### PROVIDED MATERIAL
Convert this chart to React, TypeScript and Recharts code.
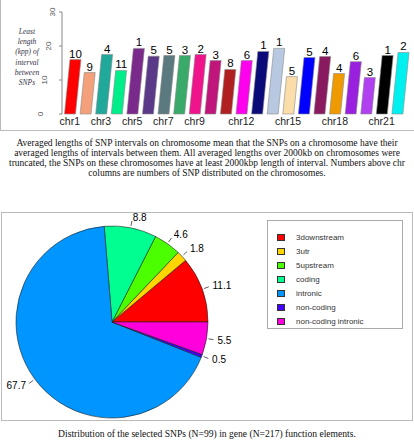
import React from 'react';
import { BarChart, Bar, XAxis, YAxis, Cell, LabelList, PieChart, Pie, Legend } from 'recharts';

const chromosomes = ['chr1','chr2','chr3','chr4','chr5','chr6','chr7','chr8','chr9','chr10','chr11','chr12','chr13','chr14','chr15','chr16','chr17','chr18','chr19','chr20','chr21','chr22'];
const avgIntervalLength = [16.0, 12.2, 17.5, 12.8, 19.3, 17.0, 17.2, 17.2, 17.5, 15.7, 13.1, 15.7, 18.4, 19.3, 11.0, 16.6, 16.9, 11.9, 15.4, 10.7, 17.2, 18.1];
const snpCounts = [10, 9, 4, 11, 1, 5, 5, 3, 2, 3, 8, 6, 1, 1, 5, 5, 4, 4, 6, 3, 1, 2];
const barColors = ['#FF0000','#F4A07A','#20A89A','#00EE8A','#7A2A8A','#5A3A88','#5A7A80','#3AAA6A','#F0148C','#C0157A','#B02020','#FF00EE','#0A0A78','#B8C8E0','#FADDA8','#0000FF','#8A1A60','#EE9A00','#9A20E0','#B040F0','#000000','#00F0F0'];
const shownChrTicks = ['chr1','chr3','chr5','chr7','chr9','chr12','chr15','chr18','chr21'];
const yTicks = [0, 5, 10, 15, 20, 25, 30];
const yTitleLines = ['Least', 'length', '(kpp) of', 'interval', 'between', 'SNPs'];

const captionTop = [
  'Averaged lengths of SNP intervals on chromosome mean that the SNPs on a chromosome have their',
  'averaged lengths of intervals between them. All averaged lengths over 2000kb on chromosomes were',
  'truncated, the SNPs on these chromosomes have at least 2000kbp length of interval. Numbers above chr',
  'columns are numbers of SNP distributed on the chromosomes.',
];
const captionBottom = 'Distribution of the selected SNPs (N=99) in gene (N=217) function elements.';

const elementNames = ['3downstream', '3utr', '5upstream', 'coding', 'intronic', 'non-coding', 'non-coding intronic'];
const elementPercents = [11.1, 1.8, 4.6, 8.8, 67.7, 0.5, 5.5];
const elementColors = ['#FF0000', '#FFD500', '#4CFF00', '#00FF90', '#0095FF', '#4400FF', '#FF00DD'];

const barData = chromosomes.map((c, i) => ({ chr: c, len: avgIntervalLength[i], n: snpCounts[i] }));
const pieData = elementNames.map((n, i) => ({ name: n, value: elementPercents[i] }));

const SANS = '"Liberation Sans", Arial, sans-serif';
const SERIF = '"Liberation Serif", "Times New Roman", serif';
const SLANT = 0.1;

const SlantBar = (props: any) => {
  const { x, y, width, height, fill } = props;
  if (!height || height <= 0) return <g />;
  const s = height * SLANT;
  const pts = `${x},${y + height} ${x + width},${y + height} ${x + width + s},${y} ${x + s},${y}`;
  return <polygon points={pts} fill={fill} stroke="#8a8a8a" strokeWidth={0.6} />;
};

const CountLabel = (props: any) => {
  const { x, y, width, height, value } = props;
  const s = (height || 0) * SLANT;
  return (
    <text x={x + width / 2 + s} y={y - 2} textAnchor="middle" fontFamily={SANS} fontSize={11.5} fill="#000">
      {value}
    </text>
  );
};

const ChrTick = (props: any) => {
  const { x, payload } = props;
  if (!shownChrTicks.includes(payload.value)) return <g />;
  return (
    <text x={x} y={124.5} textAnchor="middle" fontFamily={SANS} fontSize={10.5} fill="#222">
      {payload.value}
    </text>
  );
};

const LenTick = (props: any) => {
  const { y, payload } = props;
  const tx = 42.5 + payload.value * 0.4;
  return (
    <text x={tx} y={y} transform={`rotate(-90 ${tx} ${y})`} textAnchor="middle" fontFamily={SANS} fontSize={8} fill="#555">
      {payload.value}
    </text>
  );
};

const RADIAN = Math.PI / 180;
const PieLabel = (props: any) => {
  const { cx, cy, midAngle, outerRadius, value } = props;
  const cos = Math.cos(-midAngle * RADIAN);
  const sin = Math.sin(-midAngle * RADIAN);
  const r1 = outerRadius + 2;
  const r2 = outerRadius + 7;
  const r3 = outerRadius + 11;
  const anchor = cos >= 0 ? 'start' : 'end';
  return (
    <g>
      <line x1={cx + r1 * cos} y1={cy + r1 * sin} x2={cx + r2 * cos} y2={cy + r2 * sin} stroke="#333" strokeWidth={0.8} />
      <text x={cx + r3 * cos} y={cy + r3 * sin} textAnchor={anchor} dominantBaseline="central" fontFamily={SANS} fontSize={10} fill="#000">
        {value}
      </text>
    </g>
  );
};

const LegendBox = () => (
  <div style={{ width: 136, height: 109, border: '1px solid #aaa', boxSizing: 'border-box', background: '#fff', paddingTop: 9 }}>
    {elementNames.map((n, i) => (
      <div key={n} style={{ display: 'flex', alignItems: 'center', height: 14, marginLeft: 9 }}>
        <span style={{ width: 8, height: 7, background: elementColors[i], border: '1px solid #333', boxSizing: 'border-box', display: 'inline-block' }} />
        <span style={{ marginLeft: 11, fontFamily: SANS, fontSize: 8, color: '#333', whiteSpace: 'nowrap' }}>{n}</span>
      </div>
    ))}
  </div>
);

export default function App() {
  return (
    <div style={{ position: 'absolute', left: 0, top: 0, width: 414, height: 440, background: '#fff', overflow: 'hidden' }}>
      <div style={{ position: 'absolute', left: 0, top: 0, width: 414, height: 131, borderLeft: '1px solid #bbb', borderBottom: '1px solid #bbb', boxSizing: 'border-box' }} />
      <div style={{ position: 'absolute', left: 0, top: 0 }}>
        <BarChart width={414} height={131} data={barData} margin={{ top: 12, right: 9, left: 40, bottom: 2 }} barCategoryGap="16%">
          <XAxis dataKey="chr" interval={0} axisLine={false} tickLine={false} height={15} tick={<ChrTick />} />
          <YAxis domain={[0, 30]} ticks={yTicks} width={22} axisLine={{ stroke: '#888' }} tickLine={{ stroke: '#888' }} tickSize={3} tick={<LenTick />} />
          <Bar dataKey="len" isAnimationActive={false} shape={<SlantBar />}>
            {barData.map((d, i) => (
              <Cell key={d.chr} fill={barColors[i]} />
            ))}
            <LabelList dataKey="n" content={<CountLabel />} />
          </Bar>
        </BarChart>
      </div>
      <div style={{ position: 'absolute', left: 2, top: 27, width: 50, textAlign: 'center', fontFamily: SERIF, fontStyle: 'italic', fontSize: 7.5, lineHeight: '10.2px', color: '#334' }}>
        {yTitleLines.map((l) => (
          <div key={l}>{l}</div>
        ))}
      </div>
      <div style={{ position: 'absolute', left: 0, top: 137.5, width: 414, textAlign: 'center', fontFamily: SERIF, fontSize: 9.5, lineHeight: '10.3px', color: '#111' }}>
        {captionTop.map((l) => (
          <div key={l} style={{ whiteSpace: 'nowrap' }}>{l}</div>
        ))}
      </div>
      <div style={{ position: 'absolute', left: 1, top: 212, width: 412, height: 209, border: '1px solid #bbb', boxSizing: 'border-box' }} />
      <div style={{ position: 'absolute', left: 0, top: 212 }}>
        <PieChart width={414} height={209} margin={{ top: 0, right: 0, bottom: 0, left: 0 }}>
          <Pie
            data={pieData}
            dataKey="value"
            nameKey="name"
            cx={112}
            cy={110}
            outerRadius={96}
            startAngle={0}
            endAngle={360}
            stroke="#222"
            strokeWidth={0.6}
            label={PieLabel}
            labelLine={false}
            isAnimationActive={false}
          >
            {pieData.map((d, i) => (
              <Cell key={d.name} fill={elementColors[i]} />
            ))}
          </Pie>
          <Legend content={<LegendBox />} wrapperStyle={{ position: 'absolute', left: 267, top: 8, width: 136, height: 109 }} />
        </PieChart>
      </div>
      <div style={{ position: 'absolute', left: 0, top: 427.5, width: 414, textAlign: 'center', fontFamily: SERIF, fontSize: 9.6, lineHeight: '12px', color: '#111', whiteSpace: 'nowrap' }}>
        {captionBottom}
      </div>
    </div>
  );
}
######
**WHAT THIS TASK INVOLVES:**
Leave the pictures out and please restate exactly the lines running from the start of the material through the one with "PieChart, Pie, Legend".

**EXERCISE RESULT:**
Convert this chart to React, TypeScript and Recharts code.
import React from 'react';
import { BarChart, Bar, XAxis, YAxis, Cell, LabelList, PieChart, Pie, Legend } from 'recharts';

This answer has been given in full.